Word for word, copy all the data and drop the pictures.

---

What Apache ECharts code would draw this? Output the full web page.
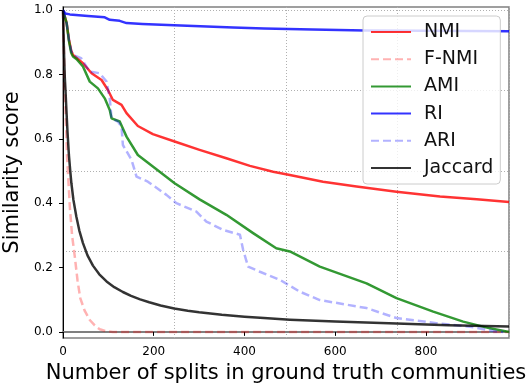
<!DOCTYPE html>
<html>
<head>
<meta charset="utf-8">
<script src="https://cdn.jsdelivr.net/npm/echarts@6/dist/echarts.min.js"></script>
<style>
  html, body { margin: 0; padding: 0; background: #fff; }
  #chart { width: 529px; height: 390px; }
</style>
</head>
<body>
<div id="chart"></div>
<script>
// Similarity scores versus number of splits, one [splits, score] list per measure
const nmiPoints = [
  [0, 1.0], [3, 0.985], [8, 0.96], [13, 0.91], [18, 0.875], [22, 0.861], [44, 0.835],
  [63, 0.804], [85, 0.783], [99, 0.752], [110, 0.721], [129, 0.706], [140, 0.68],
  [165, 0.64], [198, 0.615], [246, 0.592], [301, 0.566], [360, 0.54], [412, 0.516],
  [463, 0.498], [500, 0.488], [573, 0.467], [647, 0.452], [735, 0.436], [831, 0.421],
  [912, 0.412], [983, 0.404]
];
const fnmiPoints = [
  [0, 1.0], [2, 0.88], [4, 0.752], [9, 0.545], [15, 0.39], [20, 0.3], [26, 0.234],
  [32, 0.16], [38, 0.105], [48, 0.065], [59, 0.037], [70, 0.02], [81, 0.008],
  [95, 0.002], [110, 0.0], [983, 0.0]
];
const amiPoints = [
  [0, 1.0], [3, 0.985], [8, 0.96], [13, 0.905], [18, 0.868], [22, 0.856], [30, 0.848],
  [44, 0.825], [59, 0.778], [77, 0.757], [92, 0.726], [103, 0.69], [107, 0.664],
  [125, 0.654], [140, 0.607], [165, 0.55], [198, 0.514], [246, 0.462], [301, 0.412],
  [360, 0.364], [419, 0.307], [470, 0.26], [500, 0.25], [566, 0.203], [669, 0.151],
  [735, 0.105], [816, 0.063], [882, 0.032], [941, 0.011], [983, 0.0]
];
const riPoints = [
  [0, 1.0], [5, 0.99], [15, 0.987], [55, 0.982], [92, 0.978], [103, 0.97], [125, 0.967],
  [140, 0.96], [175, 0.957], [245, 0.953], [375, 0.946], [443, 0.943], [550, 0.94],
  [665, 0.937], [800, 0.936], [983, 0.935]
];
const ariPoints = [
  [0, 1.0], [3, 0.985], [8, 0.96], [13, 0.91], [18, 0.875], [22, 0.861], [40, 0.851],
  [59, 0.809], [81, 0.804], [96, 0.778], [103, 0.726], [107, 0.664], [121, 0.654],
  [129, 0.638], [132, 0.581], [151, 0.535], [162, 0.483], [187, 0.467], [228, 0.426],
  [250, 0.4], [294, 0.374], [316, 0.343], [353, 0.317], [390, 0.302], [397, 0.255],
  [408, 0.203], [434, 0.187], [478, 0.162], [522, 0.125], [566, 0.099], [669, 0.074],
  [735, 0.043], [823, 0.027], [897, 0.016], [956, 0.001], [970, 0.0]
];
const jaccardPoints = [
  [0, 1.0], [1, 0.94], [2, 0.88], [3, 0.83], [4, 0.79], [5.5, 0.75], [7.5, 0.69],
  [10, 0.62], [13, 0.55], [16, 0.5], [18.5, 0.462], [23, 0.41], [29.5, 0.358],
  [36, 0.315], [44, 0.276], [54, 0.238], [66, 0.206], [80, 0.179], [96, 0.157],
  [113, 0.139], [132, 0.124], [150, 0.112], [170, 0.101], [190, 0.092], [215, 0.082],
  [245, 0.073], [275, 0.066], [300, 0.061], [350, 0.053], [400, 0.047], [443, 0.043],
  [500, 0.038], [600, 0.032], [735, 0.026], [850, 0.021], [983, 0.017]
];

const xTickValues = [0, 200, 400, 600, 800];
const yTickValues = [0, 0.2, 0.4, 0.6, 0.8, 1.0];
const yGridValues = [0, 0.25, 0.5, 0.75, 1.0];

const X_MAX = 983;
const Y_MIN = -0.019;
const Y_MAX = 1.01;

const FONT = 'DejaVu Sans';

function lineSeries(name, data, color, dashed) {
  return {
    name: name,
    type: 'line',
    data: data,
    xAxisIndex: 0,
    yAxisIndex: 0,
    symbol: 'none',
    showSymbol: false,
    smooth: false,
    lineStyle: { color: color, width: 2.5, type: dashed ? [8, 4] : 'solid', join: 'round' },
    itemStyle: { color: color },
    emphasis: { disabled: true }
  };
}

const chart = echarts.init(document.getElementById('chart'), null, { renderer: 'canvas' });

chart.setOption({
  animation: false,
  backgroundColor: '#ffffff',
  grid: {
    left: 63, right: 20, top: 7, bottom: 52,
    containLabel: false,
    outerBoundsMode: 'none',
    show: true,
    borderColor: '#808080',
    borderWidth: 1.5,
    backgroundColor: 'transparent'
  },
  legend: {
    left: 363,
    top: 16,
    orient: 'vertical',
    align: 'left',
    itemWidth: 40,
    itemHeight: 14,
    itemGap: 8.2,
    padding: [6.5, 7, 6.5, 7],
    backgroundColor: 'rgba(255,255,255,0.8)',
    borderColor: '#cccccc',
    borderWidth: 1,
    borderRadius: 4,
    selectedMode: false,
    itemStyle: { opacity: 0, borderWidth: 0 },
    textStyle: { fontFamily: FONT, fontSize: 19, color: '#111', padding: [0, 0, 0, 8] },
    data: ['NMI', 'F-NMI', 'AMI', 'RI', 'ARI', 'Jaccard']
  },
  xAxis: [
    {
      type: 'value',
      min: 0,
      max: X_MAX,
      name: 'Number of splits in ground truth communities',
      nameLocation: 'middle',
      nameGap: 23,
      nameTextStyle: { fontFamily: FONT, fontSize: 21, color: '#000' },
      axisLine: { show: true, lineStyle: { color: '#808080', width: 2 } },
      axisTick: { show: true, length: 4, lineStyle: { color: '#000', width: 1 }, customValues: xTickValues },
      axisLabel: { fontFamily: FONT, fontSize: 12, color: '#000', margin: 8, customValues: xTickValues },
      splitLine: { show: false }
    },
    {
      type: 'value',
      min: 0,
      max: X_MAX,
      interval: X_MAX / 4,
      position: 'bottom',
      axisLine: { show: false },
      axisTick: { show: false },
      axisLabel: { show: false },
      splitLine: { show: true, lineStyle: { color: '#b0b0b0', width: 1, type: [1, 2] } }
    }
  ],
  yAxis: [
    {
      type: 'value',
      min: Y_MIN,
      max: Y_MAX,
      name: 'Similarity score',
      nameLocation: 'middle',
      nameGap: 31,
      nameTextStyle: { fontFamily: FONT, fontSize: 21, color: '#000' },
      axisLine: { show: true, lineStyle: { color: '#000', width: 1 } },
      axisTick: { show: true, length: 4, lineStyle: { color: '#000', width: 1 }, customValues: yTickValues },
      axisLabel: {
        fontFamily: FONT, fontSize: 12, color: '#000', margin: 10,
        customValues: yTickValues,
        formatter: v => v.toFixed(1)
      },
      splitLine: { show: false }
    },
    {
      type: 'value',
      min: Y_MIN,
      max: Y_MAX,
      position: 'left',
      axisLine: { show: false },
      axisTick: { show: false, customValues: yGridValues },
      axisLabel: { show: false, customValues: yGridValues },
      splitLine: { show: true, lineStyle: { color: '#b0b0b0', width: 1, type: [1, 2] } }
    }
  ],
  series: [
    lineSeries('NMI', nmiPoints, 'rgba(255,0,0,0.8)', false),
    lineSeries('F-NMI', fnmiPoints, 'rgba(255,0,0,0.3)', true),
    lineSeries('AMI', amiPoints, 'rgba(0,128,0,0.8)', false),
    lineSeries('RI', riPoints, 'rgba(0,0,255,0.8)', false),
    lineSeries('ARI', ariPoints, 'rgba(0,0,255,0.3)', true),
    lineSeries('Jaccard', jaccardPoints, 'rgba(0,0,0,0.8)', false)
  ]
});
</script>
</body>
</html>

---

Task solution:
What Apache ECharts code would draw this? Output the full web page.
<!DOCTYPE html>
<html>
<head>
<meta charset="utf-8">
<script src="https://cdn.jsdelivr.net/npm/echarts@6/dist/echarts.min.js"></script>
<style>
  html, body { margin: 0; padding: 0; background: #fff; }
  #chart { width: 529px; height: 390px; }
</style>
</head>
<body>
<div id="chart"></div>
<script>
// Similarity scores versus number of splits, one [splits, score] list per measure
const nmiPoints = [
  [0, 1.0], [3, 0.985], [8, 0.96], [13, 0.91], [18, 0.875], [22, 0.861], [44, 0.835],
  [63, 0.804], [85, 0.783], [99, 0.752], [110, 0.721], [129, 0.706], [140, 0.68],
  [165, 0.64], [198, 0.615], [246, 0.592], [301, 0.566], [360, 0.54], [412, 0.516],
  [463, 0.498], [500, 0.488], [573, 0.467], [647, 0.452], [735, 0.436], [831, 0.421],
  [912, 0.412], [983, 0.404]
];
const fnmiPoints = [
  [0, 1.0], [2, 0.88], [4, 0.752], [9, 0.545], [15, 0.39], [20, 0.3], [26, 0.234],
  [32, 0.16], [38, 0.105], [48, 0.065], [59, 0.037], [70, 0.02], [81, 0.008],
  [95, 0.002], [110, 0.0], [983, 0.0]
];
const amiPoints = [
  [0, 1.0], [3, 0.985], [8, 0.96], [13, 0.905], [18, 0.868], [22, 0.856], [30, 0.848],
  [44, 0.825], [59, 0.778], [77, 0.757], [92, 0.726], [103, 0.69], [107, 0.664],
  [125, 0.654], [140, 0.607], [165, 0.55], [198, 0.514], [246, 0.462], [301, 0.412],
  [360, 0.364], [419, 0.307], [470, 0.26], [500, 0.25], [566, 0.203], [669, 0.151],
  [735, 0.105], [816, 0.063], [882, 0.032], [941, 0.011], [983, 0.0]
];
const riPoints = [
  [0, 1.0], [5, 0.99], [15, 0.987], [55, 0.982], [92, 0.978], [103, 0.97], [125, 0.967],
  [140, 0.96], [175, 0.957], [245, 0.953], [375, 0.946], [443, 0.943], [550, 0.94],
  [665, 0.937], [800, 0.936], [983, 0.935]
];
const ariPoints = [
  [0, 1.0], [3, 0.985], [8, 0.96], [13, 0.91], [18, 0.875], [22, 0.861], [40, 0.851],
  [59, 0.809], [81, 0.804], [96, 0.778], [103, 0.726], [107, 0.664], [121, 0.654],
  [129, 0.638], [132, 0.581], [151, 0.535], [162, 0.483], [187, 0.467], [228, 0.426],
  [250, 0.4], [294, 0.374], [316, 0.343], [353, 0.317], [390, 0.302], [397, 0.255],
  [408, 0.203], [434, 0.187], [478, 0.162], [522, 0.125], [566, 0.099], [669, 0.074],
  [735, 0.043], [823, 0.027], [897, 0.016], [956, 0.001], [970, 0.0]
];
const jaccardPoints = [
  [0, 1.0], [1, 0.94], [2, 0.88], [3, 0.83], [4, 0.79], [5.5, 0.75], [7.5, 0.69],
  [10, 0.62], [13, 0.55], [16, 0.5], [18.5, 0.462], [23, 0.41], [29.5, 0.358],
  [36, 0.315], [44, 0.276], [54, 0.238], [66, 0.206], [80, 0.179], [96, 0.157],
  [113, 0.139], [132, 0.124], [150, 0.112], [170, 0.101], [190, 0.092], [215, 0.082],
  [245, 0.073], [275, 0.066], [300, 0.061], [350, 0.053], [400, 0.047], [443, 0.043],
  [500, 0.038], [600, 0.032], [735, 0.026], [850, 0.021], [983, 0.017]
];

const xTickValues = [0, 200, 400, 600, 800];
const yTickValues = [0, 0.2, 0.4, 0.6, 0.8, 1.0];
const yGridValues = [0, 0.25, 0.5, 0.75, 1.0];

const X_MAX = 983;
const Y_MIN = -0.019;
const Y_MAX = 1.01;

const FONT = 'DejaVu Sans';

function lineSeries(name, data, color, dashed) {
  return {
    name: name,
    type: 'line',
    data: data,
    xAxisIndex: 0,
    yAxisIndex: 0,
    symbol: 'none',
    showSymbol: false,
    smooth: false,
    lineStyle: { color: color, width: 2.5, type: dashed ? [8, 4] : 'solid', join: 'round' },
    itemStyle: { color: color },
    emphasis: { disabled: true }
  };
}

const chart = echarts.init(document.getElementById('chart'), null, { renderer: 'canvas' });

chart.setOption({
  animation: false,
  backgroundColor: '#ffffff',
  grid: {
    left: 63, right: 20, top: 7, bottom: 52,
    containLabel: false,
    outerBoundsMode: 'none',
    show: true,
    borderColor: '#808080',
    borderWidth: 1.5,
    backgroundColor: 'transparent'
  },
  legend: {
    left: 363,
    top: 16,
    orient: 'vertical',
    align: 'left',
    itemWidth: 40,
    itemHeight: 14,
    itemGap: 8.2,
    padding: [6.5, 7, 6.5, 7],
    backgroundColor: 'rgba(255,255,255,0.8)',
    borderColor: '#cccccc',
    borderWidth: 1,
    borderRadius: 4,
    selectedMode: false,
    itemStyle: { opacity: 0, borderWidth: 0 },
    textStyle: { fontFamily: FONT, fontSize: 19, color: '#111', padding: [0, 0, 0, 8] },
    data: ['NMI', 'F-NMI', 'AMI', 'RI', 'ARI', 'Jaccard']
  },
  xAxis: [
    {
      type: 'value',
      min: 0,
      max: X_MAX,
      name: 'Number of splits in ground truth communities',
      nameLocation: 'middle',
      nameGap: 23,
      nameTextStyle: { fontFamily: FONT, fontSize: 21, color: '#000' },
      axisLine: { show: true, lineStyle: { color: '#808080', width: 2 } },
      axisTick: { show: true, length: 4, lineStyle: { color: '#000', width: 1 }, customValues: xTickValues },
      axisLabel: { fontFamily: FONT, fontSize: 12, color: '#000', margin: 8, customValues: xTickValues },
      splitLine: { show: false }
    },
    {
      type: 'value',
      min: 0,
      max: X_MAX,
      interval: X_MAX / 4,
      position: 'bottom',
      axisLine: { show: false },
      axisTick: { show: false },
      axisLabel: { show: false },
      splitLine: { show: true, lineStyle: { color: '#b0b0b0', width: 1, type: [1, 2] } }
    }
  ],
  yAxis: [
    {
      type: 'value',
      min: Y_MIN,
      max: Y_MAX,
      name: 'Similarity score',
      nameLocation: 'middle',
      nameGap: 31,
      nameTextStyle: { fontFamily: FONT, fontSize: 21, color: '#000' },
      axisLine: { show: true, lineStyle: { color: '#000', width: 1 } },
      axisTick: { show: true, length: 4, lineStyle: { color: '#000', width: 1 }, customValues: yTickValues },
      axisLabel: {
        fontFamily: FONT, fontSize: 12, color: '#000', margin: 10,
        customValues: yTickValues,
        formatter: v => v.toFixed(1)
      },
      splitLine: { show: false }
    },
    {
      type: 'value',
      min: Y_MIN,
      max: Y_MAX,
      position: 'left',
      axisLine: { show: false },
      axisTick: { show: false, customValues: yGridValues },
      axisLabel: { show: false, customValues: yGridValues },
      splitLine: { show: true, lineStyle: { color: '#b0b0b0', width: 1, type: [1, 2] } }
    }
  ],
  series: [
    lineSeries('NMI', nmiPoints, 'rgba(255,0,0,0.8)', false),
    lineSeries('F-NMI', fnmiPoints, 'rgba(255,0,0,0.3)', true),
    lineSeries('AMI', amiPoints, 'rgba(0,128,0,0.8)', false),
    lineSeries('RI', riPoints, 'rgba(0,0,255,0.8)', false),
    lineSeries('ARI', ariPoints, 'rgba(0,0,255,0.3)', true),
    lineSeries('Jaccard', jaccardPoints, 'rgba(0,0,0,0.8)', false)
  ]
});
</script>
</body>
</html>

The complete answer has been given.